How Boris Johnson’s ‘Reset Week’ Turned Out Priti Awful

It was supposed to be the week that Boris Johnson reset his premiership.

Dominic Cummings was gone from No.10, and was supposed to take with him the multiple, concurrent and arguably unnecessary wars with everyone from the media to civil servants to Tory backbenchers.

But it was a week that ended with the resignation of one of the government’s longest serving officials – his independent adviser on ministerial interests Sir Alex Allan – after he found Priti Patel guilty of bullying and breaching the ministerial code, but was overruled by Johnson so the home secretary could keep her job.

The stalled relaunch was perhaps best exemplified by the PM’s new press secretary, Allegra Stratton, who was supposed to be at the vanguard of the Downing Street revolution, being forced to brief that Johnson “will not tolerate bullying”, despite having done just that.

And it was Stratton who also had to bat away questions about whether Johnson’s big reset had got off to a stuttering start, stressing that “the prime minister would like us all to look at this case alone”.

“I don’t think it’s helpful to try and draw dots or comparisons with anyone else,” Stratton added.

But it is difficult to escape those comparisons when Patel, like Cummings with his Barnard Castle eye test, has got away with breaking the rules.

The old Labour attack – one rule for us and another for them – is well and truly back, but it’s not just confined to the opposition.

One Tory insider believes that like the Cummings case, the story is not going to go away.

“Patel needs to go, she needs to resign,” they told me.

“Keir Starmer if he’s smart is going to frame this as a condition of Johnson’s premiership – who do you stand up for? You’re a bully, you don’t care about the little guy.

“It’s the elitist thing – it’s Barnard Castle, it’s Priti Patel.” 
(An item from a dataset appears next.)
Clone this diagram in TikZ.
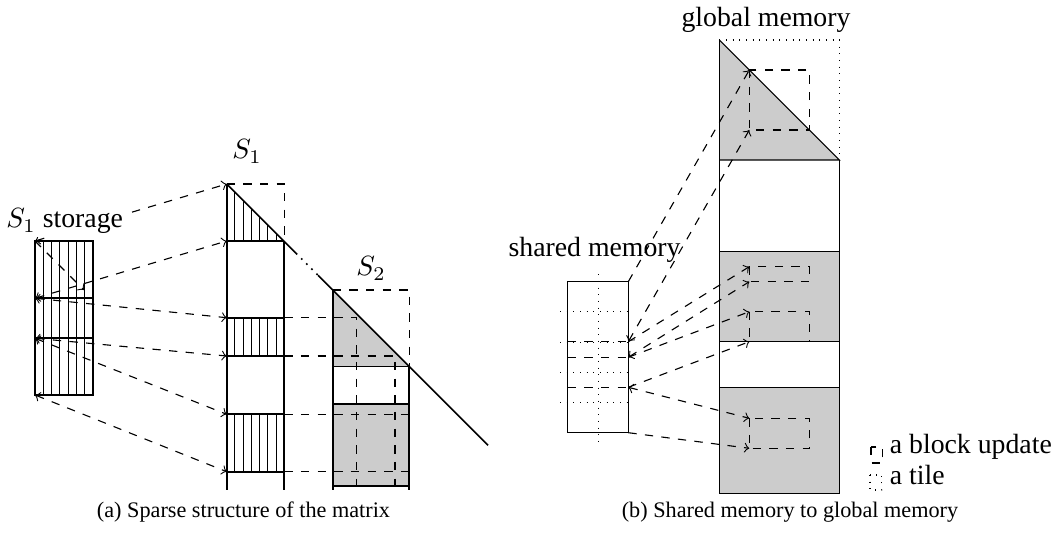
\documentclass[tikz,border=0pt]{standalone}
\usepackage{fontspec}
\setmainfont{Liberation Serif}
\begin{document}
\begin{tikzpicture}[x=0.36pt,y=-0.36pt,
  edge/.style={line width=0.6pt},
  hatch/.style={line width=0.35pt},
  link/.style={dashed,<->,>=to},
  fwd/.style={dashed,->,>=to},
  lbl/.style={inner sep=0pt,font=\fontsize{10}{12}\selectfont},
  captxt/.style={inner sep=0pt,font=\fontsize{8}{10}\selectfont},
  shade/.style={fill=black!20}]
\useasboundingbox (0,0) rectangle (1058,533);

% ---------------- (a) ----------------
% storage block
\foreach \i in {1,...,6} \draw[hatch] ({35+\i*58/7},241) -- ({35+\i*58/7},395);
\draw[edge] (35,241) rectangle (93,395);
\draw[edge] (35,298.3) -- (93,298.3);
\draw[edge] (35,338.3) -- (93,338.3);
\coordinate (stA) at (35,241);
\coordinate (stB) at (35,298.3);
\coordinate (stC) at (35,338.3);
\coordinate (stD) at (35,395);
\coordinate (stE) at (84,290);

% S1 column
\foreach \i in {1,...,6} {
  \draw[hatch] ({226.7+\i*8.229},{184+\i*8.229}) -- ({226.7+\i*8.229},241);
  \draw[hatch] ({226.7+\i*8.229},317.7) -- ({226.7+\i*8.229},356);
  \draw[hatch] ({226.7+\i*8.229},414.3) -- ({226.7+\i*8.229},471.7);
}
\draw[edge] (226.7,184) -- (226.7,490);
\draw[edge] (284.3,241) -- (284.3,490);
\foreach \y in {241,317.7,356,414.3,471.7} \draw[edge] (226.7,\y) -- (284.3,\y);
\draw[dashed] (226.7,184) -- (284.3,184) -- (284.3,241);
\coordinate (sa) at (226.7,184);
\coordinate (sb) at (226.7,241);
\coordinate (sc) at (226.7,317.7);
\coordinate (sd) at (226.7,356);
\coordinate (se) at (226.7,414.3);
\coordinate (sf) at (226.7,471.7);

% S2 column
\fill[shade] (332.7,290) -- (409.3,366.6) -- (332.7,366.6) -- cycle;
\fill[shade] (332.7,404.3) rectangle (409.3,485.7);
\draw[edge] (332.7,290) -- (332.7,490);
\draw[edge] (409.3,366.6) -- (409.3,490);
\foreach \y in {366.6,404.3,485.7} \draw[edge] (332.7,\y) -- (409.3,\y);
\draw[dashed] (332.7,290) -- (409.3,290) -- (409.3,366.6);

% diagonal
\draw[edge] (226.7,184) -- (296,253.3);
\draw[edge,dotted] (296,253.3) -- (318,275.3);
\draw[edge] (318,275.3) -- (488,445.3);

% update lines
\draw[dashed] (284.3,317.7) -- (356.7,317.7) -- (356.7,495);
\draw[dashed] (284.3,356) -- (395,356) -- (395,490);
\draw[dashed] (284.3,414.3) -- (409.3,414.3);
\draw[dashed] (284.3,471.7) -- (409.3,471.7);

% arrows storage -> S1
\draw[link] (stA) -- (sa);
\draw[link] (stB) -- (sb);
\draw[link] (stB) -- (sc);
\draw[link] (stC) -- (sd);
\draw[link] (stC) -- (se);
\draw[link] (stD) -- (sf);
\draw[fwd] (stA) -- (stE);

\node[lbl,anchor=base west,fill=white,inner sep=1pt] (lstor) at (3,228) {$S_1$ storage};
\node[lbl,anchor=base] (ls1) at (247,159) {$S_1$};
\node[lbl,anchor=base] (ls2) at (371,276) {$S_2$};
\node[captxt] (capa) at (243.5,512) {(a) Sparse structure of the matrix};

% ---------------- (b) ----------------
\fill[shade] (719.3,40) -- (839.3,160) -- (719.3,160) -- cycle;
\fill[shade] (719.3,251.7) rectangle (839.3,341.7);
\fill[shade] (719.3,387.3) rectangle (839.3,493.3);
\draw (719.3,40) -- (719.3,493.3) -- (839.3,493.3) -- (839.3,160);
\draw (719.3,40) -- (839.3,160) -- (719.3,160);
\foreach \y in {251.7,341.7,387.3} \draw (719.3,\y) -- (839.3,\y);
\draw[dotted] (719.3,40) -- (839.3,40) -- (839.3,160);
% block updates
\draw[dashed] (749.3,70) rectangle (809.5,130);
\draw[dashed] (749.3,266.7) rectangle (809.5,281.7);
\draw[dashed] (749.3,311.7) rectangle (809.5,341.7);
\draw[dashed] (749.3,418.3) rectangle (809.5,448.3);
\coordinate (g1) at (749.3,70);
\coordinate (g2) at (749.3,130);
\coordinate (g3) at (749.3,266.7);
\coordinate (g4) at (749.3,281.7);
\coordinate (g5) at (749.3,311.7);
\coordinate (g6) at (749.3,341.7);
\coordinate (g7) at (749.3,418.3);
\coordinate (g8) at (749.3,448.3);

% shared memory
\draw (567.7,281.7) rectangle (628.3,432.7);
\draw[dotted] (598.3,274.3) -- (598.3,442.7);
\foreach \y in {311.9,342.1,372.3,402.5} \draw[dotted] (560,\y) -- (628.3,\y);
\foreach \y in {341.7,357.3,387.3} \draw[dashed] (567.7,\y) -- (628.3,\y);
\coordinate (m1) at (628.3,281.7);
\coordinate (m2) at (628.3,341.7);
\coordinate (m3) at (628.3,357.3);
\coordinate (m4) at (628.3,387.3);
\coordinate (m5) at (628.3,432.7);

\draw[fwd] (m1) -- (g1);
\draw[link] (m2) -- (g2);
\draw[fwd] (m2) -- (g3);
\draw[link] (m3) -- (g4);
\draw[fwd] (m3) -- (g5);
\draw[fwd] (m4) -- (g6);
\draw[link] (m4) -- (g7);
\draw[fwd] (m5) -- (g8);

\node[lbl,anchor=base] (lglob) at (766,26.7) {global memory};
\node[lbl,anchor=base west] (lshar) at (508,256.7) {shared memory};

% legend
\draw[dashed] (871,447) rectangle (882.7,463);
\draw[dotted] (870,475) rectangle (881.7,490);
\node[lbl,anchor=base west] (lbu) at (889.3,453.3) {a block update};
\node[lbl,anchor=base west] (ltile) at (889.3,485) {a tile};
\node[captxt] (capb) at (790,512) {(b) Shared memory to global memory};
\end{tikzpicture}
\end{document}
Patel and Johnson in happier times

Matters were made worse when it emerged that the PM texted Tory colleagues urging them to “form a square around the prittster”, which Stratton was again forced to defend by stressing Patel was going to have a “testing day” – that is true, and it’s because she broke the ministerial code.

There is a feeling among Tory MPs that this is “a Westminster bubble non-story” and that people may view this as a case of an “overly sensitive civil servant who couldn’t handle a fiery minister”.

And insiders think No.10 is so keen on Patel as home secretary precisely because she is combative, hardline and tough on issues like Channel crossings and crime, which they think puts her firmly in line with their voters.

Sources tell me Patel is also performing well on her key task of fulfilling the election pledge to recruit 20,000 extra police officers, which has won her big plaudits in Downing Street

One said: “She’s such a strong ally of the prime minister, in No.10 they think she is a good cabinet minister, and when she’s in the Home Office she’s aligned with the whole country.”

But even if Patel has ridden out the initial storm she may have to deal with an angry Home Office, where I’m told there has already been an “incredible brain drain” and where officials may now be emboldened to leak damaging stories about their boss.

“The fact that Alex Allan has resigned sends a signal to the civil service that they’re not going to be protected,” an insider said.

“When you start going after them they go after you, remember Amber Rudd.”

In short, the PM’s decision to “stick with Prit” may cause more damage yet.